The statement has been signed by 281 organisations across the world, including water utilities in the USA, Canada, Europe, the Caribbean, Japan, Australia and New Zealand.
It says that the manufacturers of wipes and personal hygiene products should not be allowed to market the products as ‘flushable’ based on their own criteria or those of manufacturers’ trade associations, and instead should have to develop and agree an ISO technical standard with the water and wastewater industry.
This ISO standard would include the requirement for the product to break into small pieces quickly, not to be buoyant, not to include plastic or regenerated cellulose, and only to contain materials that readily degrade in a range of natural environments.

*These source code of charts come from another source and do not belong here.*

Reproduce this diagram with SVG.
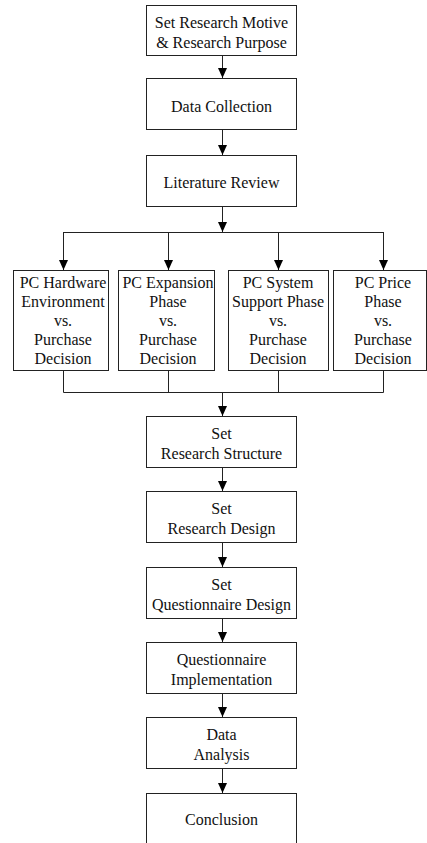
<svg xmlns="http://www.w3.org/2000/svg" width="427" height="843" viewBox="0 0 427 843">
  <defs>
    <marker id="arrow" markerUnits="userSpaceOnUse" markerWidth="10" markerHeight="10" refX="10" refY="5" orient="auto">
      <path d="M0,0.5 L10,5 L0,9.5 z" fill="#000"/>
    </marker>
    <style>
      rect { fill: #fff; stroke: #222; stroke-width: 1; }
      text { font-family: "Liberation Serif", "Times New Roman", serif; font-size: 16px; fill: #111; text-anchor: middle; }
      .conn line, .conn polyline { stroke: #222; stroke-width: 1; fill: none; }
    </style>
  </defs>
  <rect x="0" y="0" width="427" height="843" style="fill:#fff;stroke:none"/>

  <!-- connectors -->
  <g class="conn" id="connectors">
    <line x1="222.5" y1="55" x2="222.5" y2="78" marker-end="url(#arrow)"/>
    <line x1="222.5" y1="130" x2="222.5" y2="155" marker-end="url(#arrow)"/>
    <line x1="222.5" y1="207" x2="222.5" y2="232" marker-end="url(#arrow)"/>
    <line x1="63.5" y1="232.5" x2="383.5" y2="232.5"/>
    <line x1="63.5" y1="232" x2="63.5" y2="270" marker-end="url(#arrow)"/>
    <line x1="168.5" y1="232" x2="168.5" y2="270" marker-end="url(#arrow)"/>
    <line x1="278.5" y1="232" x2="278.5" y2="270" marker-end="url(#arrow)"/>
    <line x1="383.5" y1="232" x2="383.5" y2="270" marker-end="url(#arrow)"/>
    <polyline points="63.5,370 63.5,392.5 383.5,392.5 383.5,370"/>
    <line x1="168.5" y1="370" x2="168.5" y2="392.5"/>
    <line x1="278.5" y1="370" x2="278.5" y2="392.5"/>
    <line x1="222.5" y1="392" x2="222.5" y2="416" marker-end="url(#arrow)"/>
    <line x1="222.5" y1="467" x2="222.5" y2="491" marker-end="url(#arrow)"/>
    <line x1="222.5" y1="542" x2="222.5" y2="567" marker-end="url(#arrow)"/>
    <line x1="222.5" y1="618" x2="222.5" y2="642" marker-end="url(#arrow)"/>
    <line x1="222.5" y1="693" x2="222.5" y2="717" marker-end="url(#arrow)"/>
    <line x1="222.5" y1="768" x2="222.5" y2="793" marker-end="url(#arrow)"/>
  </g>

  <g id="motive">
    <rect x="146.5" y="5.5" width="150" height="50"/>
    <text x="221.5" y="28">Set Research Motive</text>
    <text x="221.5" y="48">&amp; Research Purpose</text>
  </g>
  <g id="collection">
    <rect x="146.5" y="78.5" width="150" height="51"/>
    <text x="221.5" y="111.5">Data Collection</text>
  </g>
  <g id="literature">
    <rect x="146.5" y="155.5" width="150" height="51"/>
    <text x="221.5" y="187.5">Literature Review</text>
  </g>

  <g id="hardware">
    <rect x="13.5" y="270.5" width="95" height="100"/>
    <text x="63" y="288">PC Hardware</text>
    <text x="63" y="307">Environment</text>
    <text x="63" y="326">vs.</text>
    <text x="63" y="345">Purchase</text>
    <text x="63" y="364">Decision</text>
  </g>
  <g id="expansion">
    <rect x="118.5" y="270.5" width="96" height="100"/>
    <text x="168" y="288">PC Expansion</text>
    <text x="168" y="307">Phase</text>
    <text x="168" y="326">vs.</text>
    <text x="168" y="345">Purchase</text>
    <text x="168" y="364">Decision</text>
  </g>
  <g id="support">
    <rect x="228.5" y="270.5" width="100" height="100"/>
    <text x="278" y="288">PC System</text>
    <text x="278" y="307">Support Phase</text>
    <text x="278" y="326">vs.</text>
    <text x="278" y="345">Purchase</text>
    <text x="278" y="364">Decision</text>
  </g>
  <g id="price">
    <rect x="333.5" y="270.5" width="93" height="100"/>
    <text x="383" y="288">PC Price</text>
    <text x="383" y="307">Phase</text>
    <text x="383" y="326">vs.</text>
    <text x="383" y="345">Purchase</text>
    <text x="383" y="364">Decision</text>
  </g>

  <g id="structure">
    <rect x="146.5" y="416.5" width="150" height="51"/>
    <text x="221.5" y="439">Set</text>
    <text x="221.5" y="459">Research Structure</text>
  </g>
  <g id="design">
    <rect x="146.5" y="491.5" width="150" height="51"/>
    <text x="221.5" y="514">Set</text>
    <text x="221.5" y="534">Research Design</text>
  </g>
  <g id="questionnaire">
    <rect x="146.5" y="567.5" width="150" height="51"/>
    <text x="221.5" y="590">Set</text>
    <text x="221.5" y="610">Questionnaire Design</text>
  </g>
  <g id="implementation">
    <rect x="146.5" y="642.5" width="150" height="51"/>
    <text x="221.5" y="665">Questionnaire</text>
    <text x="221.5" y="685">Implementation</text>
  </g>
  <g id="analysis">
    <rect x="146.5" y="717.5" width="150" height="51"/>
    <text x="221.5" y="740">Data</text>
    <text x="221.5" y="760">Analysis</text>
  </g>
  <g id="conclusion">
    <rect x="146.5" y="793.5" width="150" height="51"/>
    <text x="221.5" y="825">Conclusion</text>
  </g>
</svg>
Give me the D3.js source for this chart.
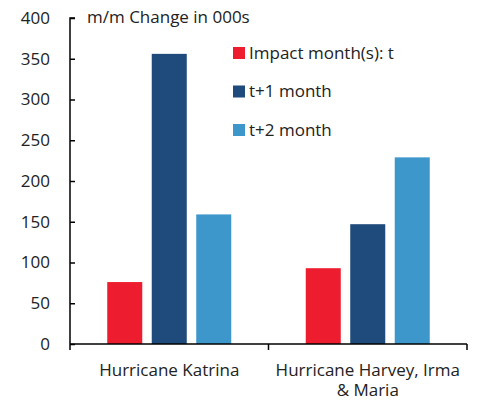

Unless and until such a standard is agreed, manufacturers should “give consumers clear and unambiguous information about appropriate disposal methods”, with labelling that says ‘do not flush’ and advises to put the product in the bin, says the statement.
This follows news that last month, Water UK wrote to trading standards on behalf of UK water companies to complain about packaging of wet wipes and other sanitary products that claim these items are 'flushable'.
In the UK alone, water companies estimate it costs £88M a year to unblock sewers, and more than half of blockages are exacerbated by wipes and hygiene products. This does not include the human and environmental impact and cost.